Parents of a high school student sued the school district after the student was expelled for refusing to stand for the Pledge of Allegiance. The student had sat respectfully during the pledge around 200 times in class. She had been removed from the classroom on five separate occasions because she sat for the pledge. On one occasion, she was in the principal’s office when the pledge was recited over the school intercom. The student remained seated. The principal immediately expelled the student from school, stating “Well, you’re kicked outta here.”

Four days later, the student was returned to school and permitted to sit for the pledge. The student’s parents filed suit, alleging that the district had violated the student’s First Amendment free speech rights and other constitutional rights. The parents also requested the court to declare the Texas Pledge Statute, which requires students to stand and recite the pledge at school, unconstitutional.

The United States Supreme Court has held that students have the right to decline to recite the Pledge of Allegiance, and this decision has been in place since 1943. The parents argued that the Texas Pledge Statute is not consistent with that decision. Although the Texas Pledge Statute allows students to opt out of the pledge with written parental consent, the parents argued that this provision was ignored by the school district and that there was a custom or practice of requiring students to stand during the pledge and disciplining those who refused.

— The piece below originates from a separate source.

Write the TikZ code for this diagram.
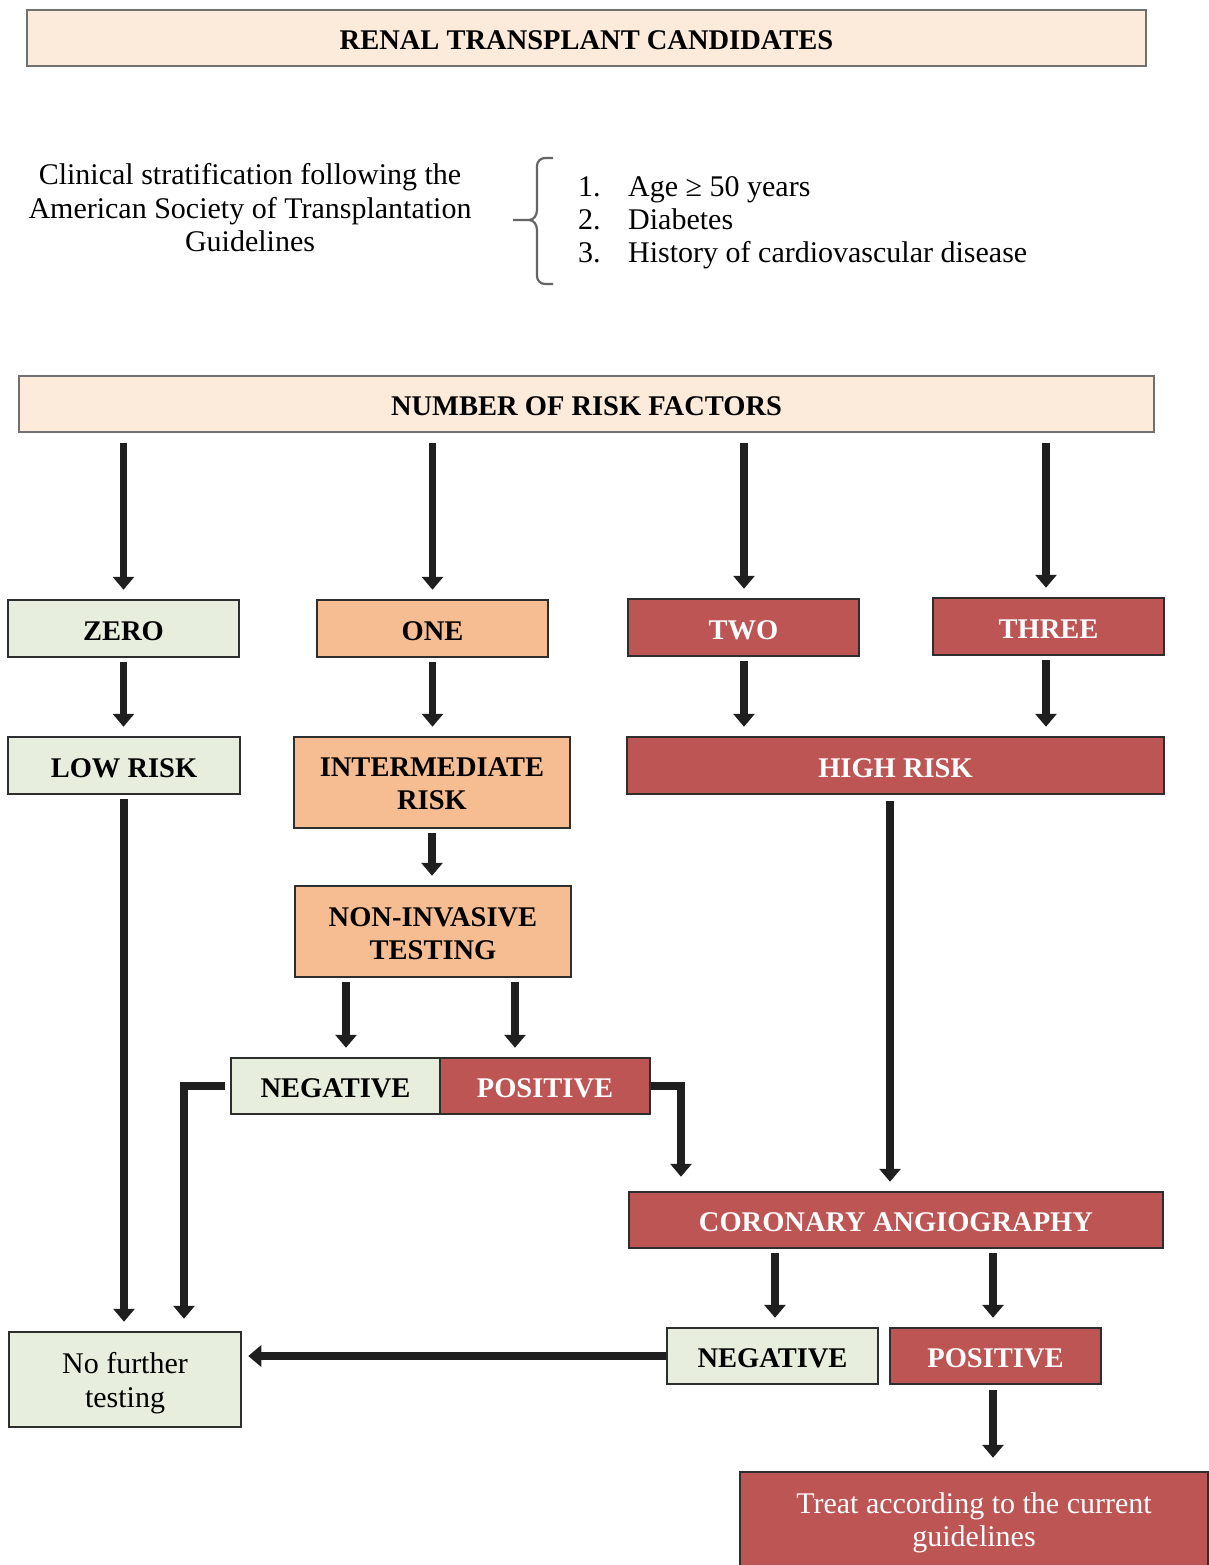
\documentclass[tikz,border=0pt]{standalone}
\usepackage{fontspec}
\setmainfont{Liberation Serif}
\usetikzlibrary{arrows.meta,calc}
\definecolor{peach}{HTML}{FCEADB}
\definecolor{lgreen}{HTML}{E8EEDD}
\definecolor{orng}{HTML}{F5BD91}
\definecolor{rred}{HTML}{BC5553}
\definecolor{edge}{HTML}{2E2E2E}
\definecolor{hedge}{HTML}{707070}
\begin{document}
\begin{tikzpicture}[x=1pt,y=-1pt,
 box/.style={draw=edge, line width=2.5pt, inner sep=0pt, align=center, font=\fontsize{28.5}{33}\selectfont\bfseries},
 one line/.style={text height=23.5pt, text depth=0pt},
 hdr/.style={box, fill=peach, draw=hedge},
 grnbox/.style={box, fill=lgreen},
 orgbox/.style={box, fill=orng},
 redbox/.style={box, fill=rred, text=white},
 plain/.style={font=\fontsize{30}{33.5}\selectfont\mdseries},
 arr/.style={draw=black!88, line width=7.5pt, -{Triangle[width=21pt,length=13pt]}, shorten <=10pt, shorten >=9pt},
]
\clip (0,0) rectangle (1209,1565);
\fill[white] (0,0) rectangle (1209,1565);

% headers
\node[hdr, one line, minimum width=1119pt, minimum height=56pt] (top) at (586.5,38) {RENAL TRANSPLANT CANDIDATES};
\node[hdr, one line, minimum width=1135pt, minimum height=56pt] (nrf) at (586.5,404) {NUMBER OF RISK FACTORS};

% clinical text
\node[plain, align=center, inner sep=0pt] (clin) at (250,208) {Clinical stratification following the\\American Society of Transplantation\\Guidelines};

% brace
\draw[draw=hedge!90!black, line width=2.2pt, line join=round]
  (553,158) -- (545,158) to[out=180,in=90] (537,166) -- (537,210) to[out=-90,in=0] (529,220) -- (513,220)
  (529,220) to[out=0,in=90] (537,230) -- (537,276) to[out=-90,in=180] (545,284) -- (553,284);

% list
\node[plain, anchor=base west, inner sep=0pt] (n1) at (578,196.5) {1.};
\node[plain, anchor=base west, inner sep=0pt] (n2) at (578,229.5) {2.};
\node[plain, anchor=base west, inner sep=0pt] (n3) at (578,262.5) {3.};
\node[plain, anchor=base west, inner sep=0pt] (l1) at (628,196.5) {Age ≥ 50 years};
\node[plain, anchor=base west, inner sep=0pt] (l2) at (628,229.5) {Diabetes};
\node[plain, anchor=base west, inner sep=0pt] (l3) at (628,262.5) {History of cardiovascular disease};

% first row
\node[grnbox, one line, minimum width=231pt, minimum height=57pt] (zero) at (123.5,628.5) {ZERO};
\node[orgbox, one line, minimum width=231pt, minimum height=57pt] (one) at (432.5,628.5) {ONE};
\node[redbox, one line, minimum width=231pt, minimum height=57pt] (two) at (743.5,627.5) {TWO};
\node[redbox, one line, minimum width=231pt, minimum height=57pt] (three) at (1048.5,626.5) {THREE};

% second row
\node[grnbox, one line, minimum width=232pt, minimum height=57pt] (low) at (124,765.5) {LOW RISK};
\node[orgbox, text height=54.5pt, text depth=0pt, minimum width=276pt, minimum height=91pt] (int) at (432,782.5) {INTERMEDIATE\\RISK};
\node[redbox, one line, minimum width=537pt, minimum height=57pt] (high) at (895.5,765.5) {HIGH RISK};

\node[orgbox, text height=55.5pt, text depth=0pt, minimum width=276pt, minimum height=91pt] (nit) at (433,931.5) {NON-INVASIVE\\TESTING};

\node[grnbox, one line, minimum width=209pt, minimum height=56pt] (neg) at (335.5,1086) {NEGATIVE};
\node[redbox, one line, minimum width=210pt, minimum height=56pt] (pos) at (545,1086) {POSITIVE};

\node[redbox, one line, minimum width=534pt, minimum height=56pt] (ca) at (896,1220) {CORONARY ANGIOGRAPHY};

\node[grnbox, one line, minimum width=211pt, minimum height=56pt] (neg2) at (772.5,1356) {NEGATIVE};
\node[redbox, one line, minimum width=211pt, minimum height=56pt] (pos2) at (995.5,1356) {POSITIVE};

\node[grnbox, text height=56pt, text depth=0pt, minimum width=232pt, minimum height=95pt, font=\fontsize{30}{34}\selectfont\mdseries] (nft) at (125,1379.5) {No further\\testing};
\node[redbox, text height=53.5pt, text depth=0pt, minimum width=468pt, minimum height=96pt, font=\fontsize{30}{33.5}\selectfont\mdseries] (treat) at (974,1520) {Treat according to the current\\guidelines};

% helper x positions
\coordinate (xa) at (346,0);
\coordinate (xb) at (515,0);
\coordinate (xc) at (184,0);
\coordinate (xd) at (681,0);
\coordinate (xe) at (890,0);
\coordinate (xf) at (744,0);
\coordinate (xg) at (1046,0);
\coordinate (xh) at (993,0);
\coordinate (xi) at (775,0);

% arrows
\draw[arr] (nrf.south -| zero.north) -- (zero.north);
\draw[arr] (nrf.south -| one.north) -- (one.north);
\draw[arr] (nrf.south -| xf) -- (xf |- two.north);
\draw[arr] (nrf.south -| xg) -- (xg |- three.north);

\draw[arr, shorten <=4pt] (zero.south) -- (zero.south |- low.north);
\draw[arr, shorten <=4pt] (one.south) -- (one.south |- int.north);
\draw[arr, shorten <=4pt] (two.south -| xf) -- (xf |- high.north);
\draw[arr, shorten <=4pt] (three.south -| xg) -- (xg |- high.north);

\draw[arr, shorten <=4pt] (int.south) -- (int.south |- nit.north);
\draw[arr, shorten <=4pt] (nit.south -| xa) -- (xa |- neg.north);
\draw[arr, shorten <=4pt] (nit.south -| xb) -- (xb |- pos.north);

\draw[arr, shorten <=4pt] (low.south) -- (low.south |- nft.north);
\draw[arr, shorten <=5pt, shorten >=12pt] (neg.west) -| (xc |- nft.north);
\draw[arr, shorten <=0pt, shorten >=14pt] (pos.east) -| (xd |- ca.north);
\draw[arr, shorten <=6pt] (high.south -| xe) -- (xe |- ca.north);

\draw[arr, shorten <=4pt] (ca.south -| xi) -- (xi |- neg2.north);
\draw[arr, shorten <=4pt] (ca.south -| xh) -- (xh |- pos2.north);
\draw[arr, shorten <=0pt, shorten >=6pt] (neg2.west) -- (neg2.west -| nft.east);
\draw[arr, shorten <=5pt, shorten >=13pt] (pos2.south -| xh) -- (xh |- treat.north);
\end{tikzpicture}
\end{document}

This case is currently pending, and a decision has not yet been issued by the court. However, the Texas attorney general has recently entered the case, making the argument that the Texas Pledge Statute is constitutional and should be left intact. He acknowledges that students do have the right to decline to recite the pledge. However, the attorney general argues that parents have the right to direct the education and upbringing of their children and therefore should retain the power to decide whether their children will stand and recite the pledge.